## REQUIREMENT
Reproduce the listing word for word, leaving every picture behind.

══════

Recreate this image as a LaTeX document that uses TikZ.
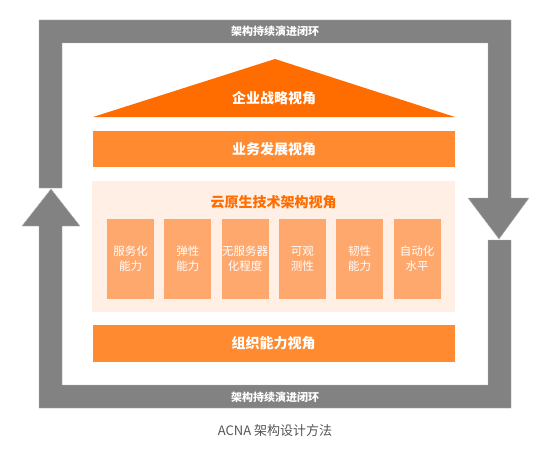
\documentclass[tikz,border=0pt]{standalone}
\usepackage{fontspec}
\setmainfont{Noto Sans CJK SC}
\definecolor{roofc}{HTML}{FF6C00}
\definecolor{barc}{HTML}{FF8A30}
\definecolor{cellc}{HTML}{FFA86D}
\definecolor{lightc}{HTML}{FFEFE4}
\definecolor{loopc}{HTML}{828282}
\definecolor{capc}{HTML}{555555}
\tikzset{
  bar/.style={fill=barc, draw=none, minimum width=362pt, minimum height=36pt, inner sep=0pt,
    text=white, font=\fontsize{14}{16}\selectfont\bfseries},
  cell/.style={fill=cellc, draw=none, minimum width=47pt, minimum height=80pt, inner sep=0pt,
    text=white, align=center, font=\fontsize{11.5}{15}\selectfont},
  looplabel/.style={text=white, inner sep=0pt, font=\fontsize{11}{13}\selectfont\bfseries},
  loopshape/.style={fill=loopc, draw=loopc!60, line width=0.4pt}
}
\begin{document}
\begin{tikzpicture}[x=1pt,y=-1pt]
\useasboundingbox[fill=white] (0,0) rectangle (554,452);
% gray loop: top part with right arrow
\path[loopshape] (39,20) -- (511,20) -- (511,198) -- (529,198) -- (499,239) -- (468,198)
  -- (488,198) -- (488,43) -- (62,43) -- (62,188) -- (39,188) -- cycle;
% gray loop: bottom part with left arrow
\path[loopshape] (39,408) -- (39,226) -- (22,226) -- (51,189) -- (80,226) -- (62,226)
  -- (62,385) -- (488,385) -- (488,240) -- (511,240) -- (511,408) -- cycle;
\node[looplabel] (looptop) at (275,31.5) {架构持续演进闭环};
\node[looplabel] (loopbottom) at (275,397) {架构持续演进闭环};
% roof
\fill[roofc] (93,117) -- (275,59) -- (455,117) -- cycle;
\node[text=white, font=\fontsize{14}{16}\selectfont\bfseries] (strategy) at (274,98) {企业战略视角};
% business bar
\node[bar] (biz) at (274,149) {业务发展视角};
% cloud native area
\node[fill=lightc, minimum width=363pt, minimum height=131pt, inner sep=0pt] (cloud) at (273.5,246.5) {};
\node[text=roofc, font=\fontsize{14}{16}\selectfont\bfseries] (cloudtitle) at (273.5,202) {云原生技术架构视角};
\node[cell] (c1) at (130.5,259) {服务化\\能力};
\node[cell] (c2) at (187.8,259) {弹性\\能力};
\node[cell] (c3) at (245.1,259) {无服务器\\化程度};
\node[cell] (c4) at (302.4,259) {可观\\测性};
\node[cell] (c5) at (359.7,259) {韧性\\能力};
\node[cell] (c6) at (417,259) {自动化\\水平};
% organization bar
\node[bar, minimum height=37pt] (org) at (273.5,343.5) {组织能力视角};
% caption
\node[text=capc, font=\fontsize{13}{15}\selectfont] (caption) at (275,431) {ACNA 架构设计方法};
\end{tikzpicture}
\end{document}
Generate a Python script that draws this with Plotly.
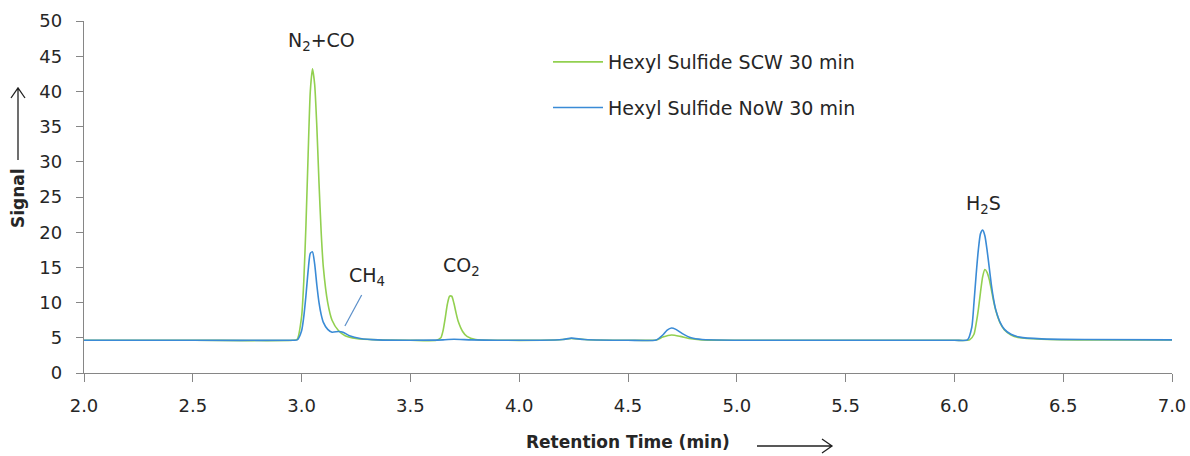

══════

## WRITTEN SOLUTION
Recreate this image as a LaTeX document that uses TikZ.
\documentclass[tikz,border=0pt]{standalone}
\usepackage{fontspec}
\setmainfont{Noto Sans CJK SC}
\definecolor{roofc}{HTML}{FF6C00}
\definecolor{barc}{HTML}{FF8A30}
\definecolor{cellc}{HTML}{FFA86D}
\definecolor{lightc}{HTML}{FFEFE4}
\definecolor{loopc}{HTML}{828282}
\definecolor{capc}{HTML}{555555}
\tikzset{
  bar/.style={fill=barc, draw=none, minimum width=362pt, minimum height=36pt, inner sep=0pt,
    text=white, font=\fontsize{14}{16}\selectfont\bfseries},
  cell/.style={fill=cellc, draw=none, minimum width=47pt, minimum height=80pt, inner sep=0pt,
    text=white, align=center, font=\fontsize{11.5}{15}\selectfont},
  looplabel/.style={text=white, inner sep=0pt, font=\fontsize{11}{13}\selectfont\bfseries},
  loopshape/.style={fill=loopc, draw=loopc!60, line width=0.4pt}
}
\begin{document}
\begin{tikzpicture}[x=1pt,y=-1pt]
\useasboundingbox[fill=white] (0,0) rectangle (554,452);
% gray loop: top part with right arrow
\path[loopshape] (39,20) -- (511,20) -- (511,198) -- (529,198) -- (499,239) -- (468,198)
  -- (488,198) -- (488,43) -- (62,43) -- (62,188) -- (39,188) -- cycle;
% gray loop: bottom part with left arrow
\path[loopshape] (39,408) -- (39,226) -- (22,226) -- (51,189) -- (80,226) -- (62,226)
  -- (62,385) -- (488,385) -- (488,240) -- (511,240) -- (511,408) -- cycle;
\node[looplabel] (looptop) at (275,31.5) {架构持续演进闭环};
\node[looplabel] (loopbottom) at (275,397) {架构持续演进闭环};
% roof
\fill[roofc] (93,117) -- (275,59) -- (455,117) -- cycle;
\node[text=white, font=\fontsize{14}{16}\selectfont\bfseries] (strategy) at (274,98) {企业战略视角};
% business bar
\node[bar] (biz) at (274,149) {业务发展视角};
% cloud native area
\node[fill=lightc, minimum width=363pt, minimum height=131pt, inner sep=0pt] (cloud) at (273.5,246.5) {};
\node[text=roofc, font=\fontsize{14}{16}\selectfont\bfseries] (cloudtitle) at (273.5,202) {云原生技术架构视角};
\node[cell] (c1) at (130.5,259) {服务化\\能力};
\node[cell] (c2) at (187.8,259) {弹性\\能力};
\node[cell] (c3) at (245.1,259) {无服务器\\化程度};
\node[cell] (c4) at (302.4,259) {可观\\测性};
\node[cell] (c5) at (359.7,259) {韧性\\能力};
\node[cell] (c6) at (417,259) {自动化\\水平};
% organization bar
\node[bar, minimum height=37pt] (org) at (273.5,343.5) {组织能力视角};
% caption
\node[text=capc, font=\fontsize{13}{15}\selectfont] (caption) at (275,431) {ACNA 架构设计方法};
\end{tikzpicture}
\end{document}
Generate a Python script that draws this with Plotly.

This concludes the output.